Female beluga in captivity at the Shedd Aquarium, Illinois

Kayavak (August 3, 1999–April 2025) was a female beluga whale that resided at the Shedd Aquarium in downtown Chicago. She was one of the first cetaceans to be raised by human caretakers following the death of her mother, Immiayuk, when Kayavak was four months old.

==Early life==
Kayavak was born on August 3, 1999, to a beluga named Immiayuk at the Shedd Aquarium in Chicago. She was the third calf born at the aquarium and the first to survive to adulthood. As part of a Shedd tradition, she was given an Inuit name. "Kayavak" means "singing game producing soft echoes".

==Death of her mother==
Immiayuk died suddenly on December 26, 1999. The cause of death was erysipelas, a rare bacterial infection found in the fish that the whales eat. Aquarium staff feared that Kayavak would soon die without her mother. Several options were considered for saving her life. It was decided using an artificial milk formula was not a viable option, as no such formula had been developed yet for belugas (the first such substitute was used for the first time in July 2010 when a beluga calf at SeaWorld San Antonio was rejected by her mother). They also chose not to place her with another adult female beluga, Puiji, who had lost her own calf four months prior. There was doubt she would bond with the calf, or be able to produce milk again. Shedd Aquarium staff determined that the most viable option was to immediately begin feeding Kayavak whole fish, weaning her off of milk entirely at the age of four months. Trainers hand-fed her with fish every three hours, although the beluga is not usually weaned for a year.

==Later life==
As Kayavak grew older, she was gradually introduced to the aquarium's other belugas. Before her mother's death, she had been housed with other adult females Naya and Mauyak, but had been kept isolated since Immiayuk died. Beginning a year after her mother's death, Kayavak was introduced to Puiji and Naya, spending a few hours at a time with one of them before they would become aggressive towards her. Later on, she was introduced to Mauyak, and her calf Qannik, who was born a year after Kayavak. Kayavak befriended Qannik, but his mother was extremely protective of him and would chase Kayavak away.
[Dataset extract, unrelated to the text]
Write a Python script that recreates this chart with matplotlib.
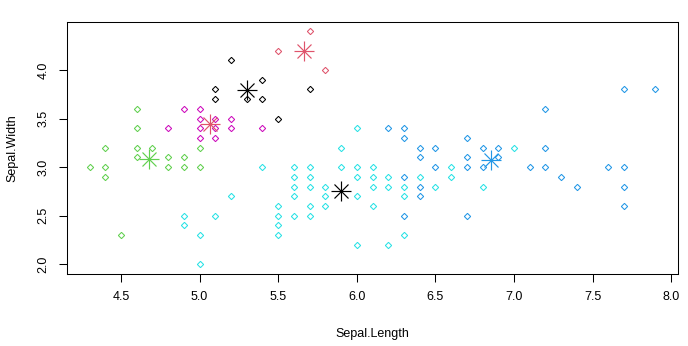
import numpy as np
import matplotlib
matplotlib.use('Agg')
import matplotlib.pyplot as plt

plt.rcParams['font.family'] = ['Liberation Sans', 'DejaVu Sans']

# iris sepal measurements, rows 1-150 in order
sepal_length = [
    5.1, 4.9, 4.7, 4.6, 5.0, 5.4, 4.6, 5.0, 4.4, 4.9, 5.4, 4.8, 4.8, 4.3, 5.8, 5.7, 5.4, 5.1, 5.7, 5.1,
    5.4, 5.1, 4.6, 5.1, 4.8, 5.0, 5.0, 5.2, 5.2, 4.7, 4.8, 5.4, 5.2, 5.5, 4.9, 5.0, 5.5, 4.9, 4.4, 5.1,
    5.0, 4.5, 4.4, 5.0, 5.1, 4.8, 5.1, 4.6, 5.3, 5.0,
    7.0, 6.4, 6.9, 5.5, 6.5, 5.7, 6.3, 4.9, 6.6, 5.2, 5.0, 5.9, 6.0, 6.1, 5.6, 6.7, 5.6, 5.8, 6.2, 5.6,
    5.9, 6.1, 6.3, 6.1, 6.4, 6.6, 6.8, 6.7, 6.0, 5.7, 5.5, 5.5, 5.8, 6.0, 5.4, 6.0, 6.7, 6.3, 5.6, 5.5,
    5.5, 6.1, 5.8, 5.0, 5.6, 5.7, 5.7, 6.2, 5.1, 5.7,
    6.3, 5.8, 7.1, 6.3, 6.5, 7.6, 4.9, 7.3, 6.7, 7.2, 6.5, 6.4, 6.8, 5.7, 5.8, 6.4, 6.5, 7.7, 7.7, 6.0,
    6.9, 5.6, 7.7, 6.3, 6.7, 7.2, 6.2, 6.1, 6.4, 7.2, 7.4, 7.9, 6.4, 6.3, 6.1, 7.7, 6.3, 6.4, 6.0, 6.9,
    6.7, 6.9, 5.8, 6.8, 6.7, 6.7, 6.3, 6.5, 6.2, 5.9]
sepal_width = [
    3.5, 3.0, 3.2, 3.1, 3.6, 3.9, 3.4, 3.4, 2.9, 3.1, 3.7, 3.4, 3.0, 3.0, 4.0, 4.4, 3.9, 3.5, 3.8, 3.8,
    3.4, 3.7, 3.6, 3.3, 3.4, 3.0, 3.4, 3.5, 3.4, 3.2, 3.1, 3.4, 4.1, 4.2, 3.1, 3.2, 3.5, 3.6, 3.0, 3.4,
    3.5, 2.3, 3.2, 3.5, 3.8, 3.0, 3.8, 3.2, 3.7, 3.3,
    3.2, 3.2, 3.1, 2.3, 2.8, 2.8, 3.3, 2.4, 2.9, 2.7, 2.0, 3.0, 2.2, 2.9, 2.9, 3.1, 3.0, 2.7, 2.2, 2.5,
    3.2, 2.8, 2.5, 2.8, 2.9, 3.0, 2.8, 3.0, 2.9, 2.6, 2.4, 2.4, 2.7, 2.7, 3.0, 3.4, 3.1, 2.3, 3.0, 2.5,
    2.6, 3.0, 2.6, 2.3, 2.7, 3.0, 2.9, 2.9, 2.5, 2.8,
    3.3, 2.7, 3.0, 2.9, 3.0, 3.0, 2.5, 2.9, 2.5, 3.6, 3.2, 2.7, 3.0, 2.5, 2.8, 3.2, 3.0, 3.8, 2.6, 2.2,
    3.2, 2.8, 2.8, 2.7, 3.3, 3.2, 2.8, 3.0, 2.8, 3.0, 2.8, 3.8, 2.8, 2.8, 2.6, 3.0, 3.4, 3.1, 3.0, 3.1,
    3.1, 3.1, 2.7, 3.2, 3.3, 3.0, 2.5, 3.0, 3.4, 3.0]
# cluster labels 1..6
cluster = [
    6, 3, 3, 3, 6, 1, 3, 6, 3, 3, 1, 6, 3, 3, 2, 2, 1, 6, 1, 1,
    6, 1, 3, 6, 6, 3, 6, 6, 6, 3, 3, 6, 1, 2, 3, 3, 1, 6, 3, 6,
    6, 3, 3, 6, 1, 3, 1, 3, 1, 6,
    5, 5, 4, 5, 5, 5, 5, 5, 5, 5, 5, 5, 5, 5, 5, 5, 5, 5, 5, 5,
    5, 5, 5, 5, 5, 5, 5, 4, 5, 5, 5, 5, 5, 5, 5, 5, 5, 5, 5, 5,
    5, 5, 5, 5, 5, 5, 5, 5, 5, 5,
    4, 5, 4, 4, 4, 4, 5, 4, 4, 4, 4, 4, 4, 5, 5, 4, 4, 4, 4, 5,
    4, 5, 4, 5, 4, 4, 5, 5, 4, 4, 4, 4, 4, 5, 5, 4, 4, 4, 5, 4,
    4, 4, 5, 4, 4, 4, 4, 4, 4, 5]

palette = ['#000000', '#DF536B', '#61D04F', '#2297E6', '#28E2E5', '#CD0BBC']
# centre markers use colours 1:4 recycled
center_cols = [palette[i % 4] for i in range(6)]

x = np.array(sepal_length)
y = np.array(sepal_width)
cl = np.array(cluster)

fig = plt.figure(figsize=(6.88, 3.46), dpi=100)
ax = fig.add_axes([67 / 688, 1 - 273.7 / 346, 611 / 688, 251.9 / 346])

# later rows drawn on top, duplicates only once
seen = {}
for i in range(len(x)):
    seen[(x[i], y[i])] = cl[i]
for (px, py), k in seen.items():
    ax.plot(px, py, marker='D', ms=3.2, mfc='none', mec=palette[k - 1],
            mew=0.75, ls='none')

for k in range(1, 7):
    cx = x[cl == k].mean()
    cy = y[cl == k].mean()
    ax.plot(cx, cy, marker='+', ms=14, mew=0.85, color=center_cols[k - 1], ls='none')
    ax.plot(cx, cy, marker='x', ms=10, mew=0.85, color=center_cols[k - 1], ls='none')

xr = x.max() - x.min()
yr = y.max() - y.min()
ax.set_xlim(x.min() - 0.04 * xr, x.max() + 0.04 * xr)
ax.set_ylim(y.min() - 0.04 * yr, y.max() + 0.04 * yr)

ax.set_xticks(np.arange(4.5, 8.01, 0.5))
ax.set_yticks(np.arange(2.0, 4.01, 0.5))
ax.set_xticklabels(['%.1f' % v for v in np.arange(4.5, 8.01, 0.5)])
ax.set_yticklabels(['%.1f' % v for v in np.arange(2.0, 4.01, 0.5)],
                   rotation=90, va='center')
ax.tick_params(direction='out', length=5.5, width=0.75, labelsize=9, pad=7)
for s in ax.spines.values():
    s.set_linewidth(0.75)

ax.set_xlabel('Sepal.Length', fontsize=9, labelpad=18)
ax.set_ylabel('Sepal.Width', fontsize=9, labelpad=14)

fig.savefig('out.png', dpi=100)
When Kayavak was three years old, she was introduced to the entire group of belugas at Shedd. All were initially aggressive towards her, and she was the lowest ranking animal in the group's social hierarchy. Eventually, she settled into the group, becoming particularly close with Qannik. The two were separated in 2007 when Qannik was moved to the Point Defiance Zoo and Aquarium.

Kayavak fell ill with an unspecified abdominal issue in early April of 2025. Despite numerous interventions, including the first known CT scan and anesthesia of an adult beluga whale, Kayavak's condition was deemed unrecoverable and she was euthanized at the age of 25.